Data extract
= = = =
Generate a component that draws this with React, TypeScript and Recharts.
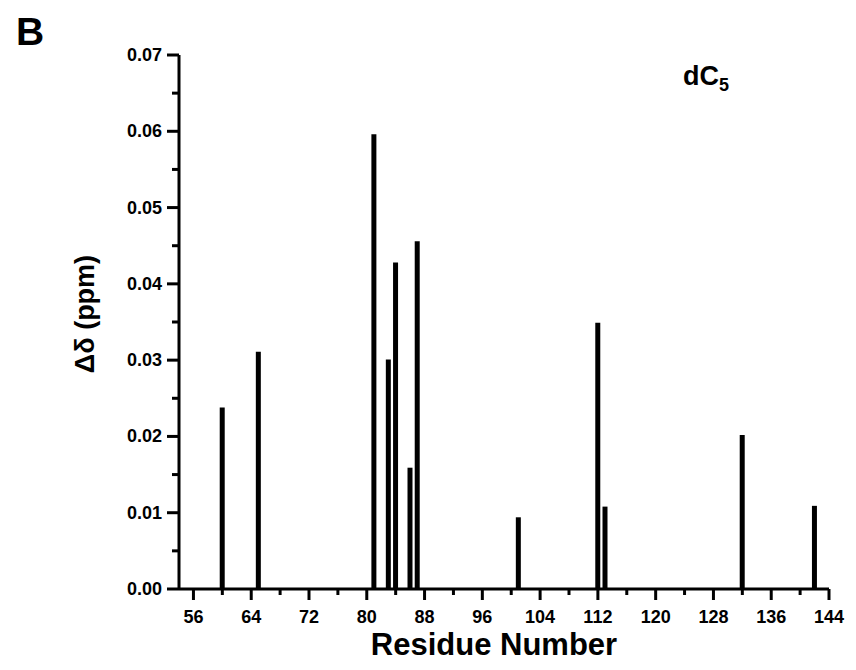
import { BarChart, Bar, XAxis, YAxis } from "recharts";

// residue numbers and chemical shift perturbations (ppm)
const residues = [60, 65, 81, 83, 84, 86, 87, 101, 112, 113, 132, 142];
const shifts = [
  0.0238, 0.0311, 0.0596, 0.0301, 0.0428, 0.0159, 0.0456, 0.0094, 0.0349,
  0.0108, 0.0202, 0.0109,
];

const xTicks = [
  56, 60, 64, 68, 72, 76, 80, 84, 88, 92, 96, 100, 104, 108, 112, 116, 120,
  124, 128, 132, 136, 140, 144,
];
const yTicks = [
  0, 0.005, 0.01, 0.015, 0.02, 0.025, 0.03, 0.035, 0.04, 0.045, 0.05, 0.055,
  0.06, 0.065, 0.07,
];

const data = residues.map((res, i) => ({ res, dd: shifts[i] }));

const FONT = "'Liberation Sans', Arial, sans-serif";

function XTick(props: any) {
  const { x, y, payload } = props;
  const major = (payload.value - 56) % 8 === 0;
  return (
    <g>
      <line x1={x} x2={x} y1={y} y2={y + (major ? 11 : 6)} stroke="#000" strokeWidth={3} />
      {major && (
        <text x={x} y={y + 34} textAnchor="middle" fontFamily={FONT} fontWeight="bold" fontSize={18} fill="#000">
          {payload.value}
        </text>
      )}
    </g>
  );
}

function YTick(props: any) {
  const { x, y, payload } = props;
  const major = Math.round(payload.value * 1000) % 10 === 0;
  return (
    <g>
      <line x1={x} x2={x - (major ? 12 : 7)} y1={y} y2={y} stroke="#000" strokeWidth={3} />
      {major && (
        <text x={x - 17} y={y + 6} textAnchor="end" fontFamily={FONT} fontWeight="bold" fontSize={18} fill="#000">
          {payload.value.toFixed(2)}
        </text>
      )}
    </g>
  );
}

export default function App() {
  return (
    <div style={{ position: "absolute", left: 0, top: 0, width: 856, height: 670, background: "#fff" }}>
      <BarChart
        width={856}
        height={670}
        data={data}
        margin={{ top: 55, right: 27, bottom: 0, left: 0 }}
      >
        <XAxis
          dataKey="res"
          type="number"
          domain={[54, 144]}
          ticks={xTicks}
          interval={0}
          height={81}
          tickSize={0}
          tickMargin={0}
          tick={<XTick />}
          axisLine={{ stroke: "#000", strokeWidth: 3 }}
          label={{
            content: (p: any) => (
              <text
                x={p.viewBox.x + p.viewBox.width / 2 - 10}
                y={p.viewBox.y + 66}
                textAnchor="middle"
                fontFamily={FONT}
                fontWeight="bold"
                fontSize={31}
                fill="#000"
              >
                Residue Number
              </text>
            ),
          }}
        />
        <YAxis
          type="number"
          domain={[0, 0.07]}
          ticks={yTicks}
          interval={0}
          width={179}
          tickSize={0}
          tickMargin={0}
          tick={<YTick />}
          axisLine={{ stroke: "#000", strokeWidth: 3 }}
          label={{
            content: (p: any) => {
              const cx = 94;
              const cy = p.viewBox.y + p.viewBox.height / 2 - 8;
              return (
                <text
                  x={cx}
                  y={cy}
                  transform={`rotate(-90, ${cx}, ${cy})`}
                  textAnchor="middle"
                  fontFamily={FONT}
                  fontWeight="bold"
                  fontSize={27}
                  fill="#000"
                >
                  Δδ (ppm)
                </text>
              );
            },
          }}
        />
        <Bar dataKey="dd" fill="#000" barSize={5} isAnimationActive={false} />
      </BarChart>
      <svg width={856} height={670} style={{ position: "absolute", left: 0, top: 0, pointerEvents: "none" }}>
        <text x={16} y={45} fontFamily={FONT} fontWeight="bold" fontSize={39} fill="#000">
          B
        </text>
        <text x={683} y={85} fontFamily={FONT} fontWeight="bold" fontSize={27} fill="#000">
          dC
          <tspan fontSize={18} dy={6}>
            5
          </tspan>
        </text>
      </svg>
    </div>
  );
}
= = = =
Goal of the exercise
Without the pictures, output the full listing exactly as it stands.

Solution
Generate a component that draws this with React, TypeScript and Recharts.
import { BarChart, Bar, XAxis, YAxis } from "recharts";

// residue numbers and chemical shift perturbations (ppm)
const residues = [60, 65, 81, 83, 84, 86, 87, 101, 112, 113, 132, 142];
const shifts = [
  0.0238, 0.0311, 0.0596, 0.0301, 0.0428, 0.0159, 0.0456, 0.0094, 0.0349,
  0.0108, 0.0202, 0.0109,
];

const xTicks = [
  56, 60, 64, 68, 72, 76, 80, 84, 88, 92, 96, 100, 104, 108, 112, 116, 120,
  124, 128, 132, 136, 140, 144,
];
const yTicks = [
  0, 0.005, 0.01, 0.015, 0.02, 0.025, 0.03, 0.035, 0.04, 0.045, 0.05, 0.055,
  0.06, 0.065, 0.07,
];

const data = residues.map((res, i) => ({ res, dd: shifts[i] }));

const FONT = "'Liberation Sans', Arial, sans-serif";

function XTick(props: any) {
  const { x, y, payload } = props;
  const major = (payload.value - 56) % 8 === 0;
  return (
    <g>
      <line x1={x} x2={x} y1={y} y2={y + (major ? 11 : 6)} stroke="#000" strokeWidth={3} />
      {major && (
        <text x={x} y={y + 34} textAnchor="middle" fontFamily={FONT} fontWeight="bold" fontSize={18} fill="#000">
          {payload.value}
        </text>
      )}
    </g>
  );
}

function YTick(props: any) {
  const { x, y, payload } = props;
  const major = Math.round(payload.value * 1000) % 10 === 0;
  return (
    <g>
      <line x1={x} x2={x - (major ? 12 : 7)} y1={y} y2={y} stroke="#000" strokeWidth={3} />
      {major && (
        <text x={x - 17} y={y + 6} textAnchor="end" fontFamily={FONT} fontWeight="bold" fontSize={18} fill="#000">
          {payload.value.toFixed(2)}
        </text>
      )}
    </g>
  );
}

export default function App() {
  return (
    <div style={{ position: "absolute", left: 0, top: 0, width: 856, height: 670, background: "#fff" }}>
      <BarChart
        width={856}
        height={670}
        data={data}
        margin={{ top: 55, right: 27, bottom: 0, left: 0 }}
      >
        <XAxis
          dataKey="res"
          type="number"
          domain={[54, 144]}
          ticks={xTicks}
          interval={0}
          height={81}
          tickSize={0}
          tickMargin={0}
          tick={<XTick />}
          axisLine={{ stroke: "#000", strokeWidth: 3 }}
          label={{
            content: (p: any) => (
              <text
                x={p.viewBox.x + p.viewBox.width / 2 - 10}
                y={p.viewBox.y + 66}
                textAnchor="middle"
                fontFamily={FONT}
                fontWeight="bold"
                fontSize={31}
                fill="#000"
              >
                Residue Number
              </text>
            ),
          }}
        />
        <YAxis
          type="number"
          domain={[0, 0.07]}
          ticks={yTicks}
          interval={0}
          width={179}
          tickSize={0}
          tickMargin={0}
          tick={<YTick />}
          axisLine={{ stroke: "#000", strokeWidth: 3 }}
          label={{
            content: (p: any) => {
              const cx = 94;
              const cy = p.viewBox.y + p.viewBox.height / 2 - 8;
              return (
                <text
                  x={cx}
                  y={cy}
                  transform={`rotate(-90, ${cx}, ${cy})`}
                  textAnchor="middle"
                  fontFamily={FONT}
                  fontWeight="bold"
                  fontSize={27}
                  fill="#000"
                >
                  Δδ (ppm)
                </text>
              );
            },
          }}
        />
        <Bar dataKey="dd" fill="#000" barSize={5} isAnimationActive={false} />
      </BarChart>
      <svg width={856} height={670} style={{ position: "absolute", left: 0, top: 0, pointerEvents: "none" }}>
        <text x={16} y={45} fontFamily={FONT} fontWeight="bold" fontSize={39} fill="#000">
          B
        </text>
        <text x={683} y={85} fontFamily={FONT} fontWeight="bold" fontSize={27} fill="#000">
          dC
          <tspan fontSize={18} dy={6}>
            5
          </tspan>
        </text>
      </svg>
    </div>
  );
}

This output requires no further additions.